● DATA PROVIDED:
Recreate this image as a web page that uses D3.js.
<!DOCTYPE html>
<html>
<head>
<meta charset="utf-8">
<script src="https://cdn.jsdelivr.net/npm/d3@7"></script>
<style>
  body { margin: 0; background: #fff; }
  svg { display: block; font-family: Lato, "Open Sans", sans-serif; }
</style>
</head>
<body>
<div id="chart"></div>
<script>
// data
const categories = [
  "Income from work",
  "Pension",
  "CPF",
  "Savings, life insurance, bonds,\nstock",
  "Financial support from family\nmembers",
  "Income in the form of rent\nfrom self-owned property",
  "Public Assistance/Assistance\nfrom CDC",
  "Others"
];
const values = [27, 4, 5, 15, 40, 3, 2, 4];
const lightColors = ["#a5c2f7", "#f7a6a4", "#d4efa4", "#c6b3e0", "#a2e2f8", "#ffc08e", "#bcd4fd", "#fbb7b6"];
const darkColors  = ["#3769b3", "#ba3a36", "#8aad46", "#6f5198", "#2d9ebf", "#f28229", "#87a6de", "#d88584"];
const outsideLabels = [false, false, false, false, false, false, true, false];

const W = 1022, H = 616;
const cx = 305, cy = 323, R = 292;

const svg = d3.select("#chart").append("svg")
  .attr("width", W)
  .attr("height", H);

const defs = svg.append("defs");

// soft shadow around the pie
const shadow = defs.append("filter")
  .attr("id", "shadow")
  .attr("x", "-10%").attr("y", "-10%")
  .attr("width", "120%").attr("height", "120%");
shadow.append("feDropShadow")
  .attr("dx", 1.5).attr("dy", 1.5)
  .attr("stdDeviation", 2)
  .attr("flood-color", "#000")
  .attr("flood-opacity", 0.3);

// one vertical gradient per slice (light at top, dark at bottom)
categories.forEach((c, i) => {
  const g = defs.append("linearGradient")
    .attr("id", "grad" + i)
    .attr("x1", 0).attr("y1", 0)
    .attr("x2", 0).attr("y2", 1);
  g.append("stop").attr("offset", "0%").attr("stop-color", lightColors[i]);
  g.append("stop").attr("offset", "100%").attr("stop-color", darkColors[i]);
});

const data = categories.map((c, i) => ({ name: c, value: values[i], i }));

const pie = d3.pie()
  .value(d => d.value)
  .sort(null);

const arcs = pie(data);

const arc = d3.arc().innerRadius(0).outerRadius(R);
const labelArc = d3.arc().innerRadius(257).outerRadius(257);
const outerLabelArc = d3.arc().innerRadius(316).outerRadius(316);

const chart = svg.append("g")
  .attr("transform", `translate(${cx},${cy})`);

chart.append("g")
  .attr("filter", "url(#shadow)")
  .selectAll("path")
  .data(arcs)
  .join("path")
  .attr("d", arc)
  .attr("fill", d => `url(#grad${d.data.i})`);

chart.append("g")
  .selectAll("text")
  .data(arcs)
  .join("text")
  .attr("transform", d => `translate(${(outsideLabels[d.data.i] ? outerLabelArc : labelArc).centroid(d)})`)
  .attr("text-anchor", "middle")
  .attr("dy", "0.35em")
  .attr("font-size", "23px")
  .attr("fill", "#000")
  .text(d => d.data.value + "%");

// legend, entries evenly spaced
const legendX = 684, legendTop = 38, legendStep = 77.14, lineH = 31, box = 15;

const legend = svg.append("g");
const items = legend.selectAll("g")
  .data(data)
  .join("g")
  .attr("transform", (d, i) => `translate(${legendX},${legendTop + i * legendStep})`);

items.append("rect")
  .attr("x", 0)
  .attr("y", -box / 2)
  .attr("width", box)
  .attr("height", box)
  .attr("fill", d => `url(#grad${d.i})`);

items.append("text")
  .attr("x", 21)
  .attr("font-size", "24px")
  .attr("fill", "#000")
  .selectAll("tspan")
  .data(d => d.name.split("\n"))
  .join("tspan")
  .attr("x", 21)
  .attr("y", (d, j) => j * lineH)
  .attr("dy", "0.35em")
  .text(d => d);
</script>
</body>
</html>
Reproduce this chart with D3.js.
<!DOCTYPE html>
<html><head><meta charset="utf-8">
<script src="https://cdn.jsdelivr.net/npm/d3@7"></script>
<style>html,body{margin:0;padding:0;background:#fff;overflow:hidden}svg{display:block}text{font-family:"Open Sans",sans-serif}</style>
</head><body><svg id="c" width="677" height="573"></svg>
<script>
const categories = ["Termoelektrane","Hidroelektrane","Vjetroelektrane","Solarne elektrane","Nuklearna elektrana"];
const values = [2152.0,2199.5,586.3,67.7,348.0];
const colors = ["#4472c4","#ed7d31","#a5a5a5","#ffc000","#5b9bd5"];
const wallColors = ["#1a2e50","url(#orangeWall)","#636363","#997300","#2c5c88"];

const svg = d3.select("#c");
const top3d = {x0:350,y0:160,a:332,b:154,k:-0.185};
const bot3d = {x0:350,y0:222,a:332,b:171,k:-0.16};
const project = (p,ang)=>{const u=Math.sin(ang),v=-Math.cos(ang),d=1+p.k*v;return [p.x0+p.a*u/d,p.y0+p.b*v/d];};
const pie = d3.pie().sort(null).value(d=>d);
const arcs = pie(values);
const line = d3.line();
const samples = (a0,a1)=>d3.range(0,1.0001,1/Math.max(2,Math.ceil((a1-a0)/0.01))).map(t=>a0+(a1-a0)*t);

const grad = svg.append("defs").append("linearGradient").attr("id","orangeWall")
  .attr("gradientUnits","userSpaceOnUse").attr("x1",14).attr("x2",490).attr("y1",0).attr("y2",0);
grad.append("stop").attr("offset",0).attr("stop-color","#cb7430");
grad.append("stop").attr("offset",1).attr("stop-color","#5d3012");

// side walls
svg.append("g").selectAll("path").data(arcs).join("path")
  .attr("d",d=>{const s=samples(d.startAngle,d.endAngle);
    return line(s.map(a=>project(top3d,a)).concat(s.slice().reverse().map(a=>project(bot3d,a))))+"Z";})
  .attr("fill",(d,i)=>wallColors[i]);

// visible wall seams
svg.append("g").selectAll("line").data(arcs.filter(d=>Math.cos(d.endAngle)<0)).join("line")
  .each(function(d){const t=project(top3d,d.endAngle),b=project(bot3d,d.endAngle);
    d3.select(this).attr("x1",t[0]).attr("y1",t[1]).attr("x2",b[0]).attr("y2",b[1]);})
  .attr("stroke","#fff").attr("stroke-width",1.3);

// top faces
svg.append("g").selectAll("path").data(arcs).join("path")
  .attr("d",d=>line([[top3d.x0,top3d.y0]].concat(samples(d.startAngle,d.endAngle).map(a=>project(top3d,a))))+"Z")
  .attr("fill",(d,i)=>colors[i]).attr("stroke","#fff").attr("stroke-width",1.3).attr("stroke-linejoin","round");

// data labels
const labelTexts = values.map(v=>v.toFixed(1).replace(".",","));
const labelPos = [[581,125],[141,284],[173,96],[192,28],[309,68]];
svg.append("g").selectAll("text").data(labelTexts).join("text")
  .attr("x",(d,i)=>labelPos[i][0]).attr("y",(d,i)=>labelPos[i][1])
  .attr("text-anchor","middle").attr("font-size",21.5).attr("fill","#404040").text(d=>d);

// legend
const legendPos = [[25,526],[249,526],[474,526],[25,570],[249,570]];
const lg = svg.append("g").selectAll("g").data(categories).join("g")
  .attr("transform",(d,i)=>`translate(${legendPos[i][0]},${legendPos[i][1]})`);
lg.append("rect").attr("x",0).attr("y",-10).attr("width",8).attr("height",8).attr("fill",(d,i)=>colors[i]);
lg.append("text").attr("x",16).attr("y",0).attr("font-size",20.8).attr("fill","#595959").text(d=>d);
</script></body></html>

● WHAT TO WORK ON:
Output the full listing exactly as it stands.

● ANSWER TO THE PROBLEM:
Recreate this image as a web page that uses D3.js.
<!DOCTYPE html>
<html>
<head>
<meta charset="utf-8">
<script src="https://cdn.jsdelivr.net/npm/d3@7"></script>
<style>
  body { margin: 0; background: #fff; }
  svg { display: block; font-family: Lato, "Open Sans", sans-serif; }
</style>
</head>
<body>
<div id="chart"></div>
<script>
// data
const categories = [
  "Income from work",
  "Pension",
  "CPF",
  "Savings, life insurance, bonds,\nstock",
  "Financial support from family\nmembers",
  "Income in the form of rent\nfrom self-owned property",
  "Public Assistance/Assistance\nfrom CDC",
  "Others"
];
const values = [27, 4, 5, 15, 40, 3, 2, 4];
const lightColors = ["#a5c2f7", "#f7a6a4", "#d4efa4", "#c6b3e0", "#a2e2f8", "#ffc08e", "#bcd4fd", "#fbb7b6"];
const darkColors  = ["#3769b3", "#ba3a36", "#8aad46", "#6f5198", "#2d9ebf", "#f28229", "#87a6de", "#d88584"];
const outsideLabels = [false, false, false, false, false, false, true, false];

const W = 1022, H = 616;
const cx = 305, cy = 323, R = 292;

const svg = d3.select("#chart").append("svg")
  .attr("width", W)
  .attr("height", H);

const defs = svg.append("defs");

// soft shadow around the pie
const shadow = defs.append("filter")
  .attr("id", "shadow")
  .attr("x", "-10%").attr("y", "-10%")
  .attr("width", "120%").attr("height", "120%");
shadow.append("feDropShadow")
  .attr("dx", 1.5).attr("dy", 1.5)
  .attr("stdDeviation", 2)
  .attr("flood-color", "#000")
  .attr("flood-opacity", 0.3);

// one vertical gradient per slice (light at top, dark at bottom)
categories.forEach((c, i) => {
  const g = defs.append("linearGradient")
    .attr("id", "grad" + i)
    .attr("x1", 0).attr("y1", 0)
    .attr("x2", 0).attr("y2", 1);
  g.append("stop").attr("offset", "0%").attr("stop-color", lightColors[i]);
  g.append("stop").attr("offset", "100%").attr("stop-color", darkColors[i]);
});

const data = categories.map((c, i) => ({ name: c, value: values[i], i }));

const pie = d3.pie()
  .value(d => d.value)
  .sort(null);

const arcs = pie(data);

const arc = d3.arc().innerRadius(0).outerRadius(R);
const labelArc = d3.arc().innerRadius(257).outerRadius(257);
const outerLabelArc = d3.arc().innerRadius(316).outerRadius(316);

const chart = svg.append("g")
  .attr("transform", `translate(${cx},${cy})`);

chart.append("g")
  .attr("filter", "url(#shadow)")
  .selectAll("path")
  .data(arcs)
  .join("path")
  .attr("d", arc)
  .attr("fill", d => `url(#grad${d.data.i})`);

chart.append("g")
  .selectAll("text")
  .data(arcs)
  .join("text")
  .attr("transform", d => `translate(${(outsideLabels[d.data.i] ? outerLabelArc : labelArc).centroid(d)})`)
  .attr("text-anchor", "middle")
  .attr("dy", "0.35em")
  .attr("font-size", "23px")
  .attr("fill", "#000")
  .text(d => d.data.value + "%");

// legend, entries evenly spaced
const legendX = 684, legendTop = 38, legendStep = 77.14, lineH = 31, box = 15;

const legend = svg.append("g");
const items = legend.selectAll("g")
  .data(data)
  .join("g")
  .attr("transform", (d, i) => `translate(${legendX},${legendTop + i * legendStep})`);

items.append("rect")
  .attr("x", 0)
  .attr("y", -box / 2)
  .attr("width", box)
  .attr("height", box)
  .attr("fill", d => `url(#grad${d.i})`);

items.append("text")
  .attr("x", 21)
  .attr("font-size", "24px")
  .attr("fill", "#000")
  .selectAll("tspan")
  .data(d => d.name.split("\n"))
  .join("tspan")
  .attr("x", 21)
  .attr("y", (d, j) => j * lineH)
  .attr("dy", "0.35em")
  .text(d => d);
</script>
</body>
</html>
Reproduce this chart with D3.js.
<!DOCTYPE html>
<html><head><meta charset="utf-8">
<script src="https://cdn.jsdelivr.net/npm/d3@7"></script>
<style>html,body{margin:0;padding:0;background:#fff;overflow:hidden}svg{display:block}text{font-family:"Open Sans",sans-serif}</style>
</head><body><svg id="c" width="677" height="573"></svg>
<script>
const categories = ["Termoelektrane","Hidroelektrane","Vjetroelektrane","Solarne elektrane","Nuklearna elektrana"];
const values = [2152.0,2199.5,586.3,67.7,348.0];
const colors = ["#4472c4","#ed7d31","#a5a5a5","#ffc000","#5b9bd5"];
const wallColors = ["#1a2e50","url(#orangeWall)","#636363","#997300","#2c5c88"];

const svg = d3.select("#c");
const top3d = {x0:350,y0:160,a:332,b:154,k:-0.185};
const bot3d = {x0:350,y0:222,a:332,b:171,k:-0.16};
const project = (p,ang)=>{const u=Math.sin(ang),v=-Math.cos(ang),d=1+p.k*v;return [p.x0+p.a*u/d,p.y0+p.b*v/d];};
const pie = d3.pie().sort(null).value(d=>d);
const arcs = pie(values);
const line = d3.line();
const samples = (a0,a1)=>d3.range(0,1.0001,1/Math.max(2,Math.ceil((a1-a0)/0.01))).map(t=>a0+(a1-a0)*t);

const grad = svg.append("defs").append("linearGradient").attr("id","orangeWall")
  .attr("gradientUnits","userSpaceOnUse").attr("x1",14).attr("x2",490).attr("y1",0).attr("y2",0);
grad.append("stop").attr("offset",0).attr("stop-color","#cb7430");
grad.append("stop").attr("offset",1).attr("stop-color","#5d3012");

// side walls
svg.append("g").selectAll("path").data(arcs).join("path")
  .attr("d",d=>{const s=samples(d.startAngle,d.endAngle);
    return line(s.map(a=>project(top3d,a)).concat(s.slice().reverse().map(a=>project(bot3d,a))))+"Z";})
  .attr("fill",(d,i)=>wallColors[i]);

// visible wall seams
svg.append("g").selectAll("line").data(arcs.filter(d=>Math.cos(d.endAngle)<0)).join("line")
  .each(function(d){const t=project(top3d,d.endAngle),b=project(bot3d,d.endAngle);
    d3.select(this).attr("x1",t[0]).attr("y1",t[1]).attr("x2",b[0]).attr("y2",b[1]);})
  .attr("stroke","#fff").attr("stroke-width",1.3);

// top faces
svg.append("g").selectAll("path").data(arcs).join("path")
  .attr("d",d=>line([[top3d.x0,top3d.y0]].concat(samples(d.startAngle,d.endAngle).map(a=>project(top3d,a))))+"Z")
  .attr("fill",(d,i)=>colors[i]).attr("stroke","#fff").attr("stroke-width",1.3).attr("stroke-linejoin","round");

// data labels
const labelTexts = values.map(v=>v.toFixed(1).replace(".",","));
const labelPos = [[581,125],[141,284],[173,96],[192,28],[309,68]];
svg.append("g").selectAll("text").data(labelTexts).join("text")
  .attr("x",(d,i)=>labelPos[i][0]).attr("y",(d,i)=>labelPos[i][1])
  .attr("text-anchor","middle").attr("font-size",21.5).attr("fill","#404040").text(d=>d);

// legend
const legendPos = [[25,526],[249,526],[474,526],[25,570],[249,570]];
const lg = svg.append("g").selectAll("g").data(categories).join("g")
  .attr("transform",(d,i)=>`translate(${legendPos[i][0]},${legendPos[i][1]})`);
lg.append("rect").attr("x",0).attr("y",-10).attr("width",8).attr("height",8).attr("fill",(d,i)=>colors[i]);
lg.append("text").attr("x",16).attr("y",0).attr("font-size",20.8).attr("fill","#595959").text(d=>d);
</script></body></html>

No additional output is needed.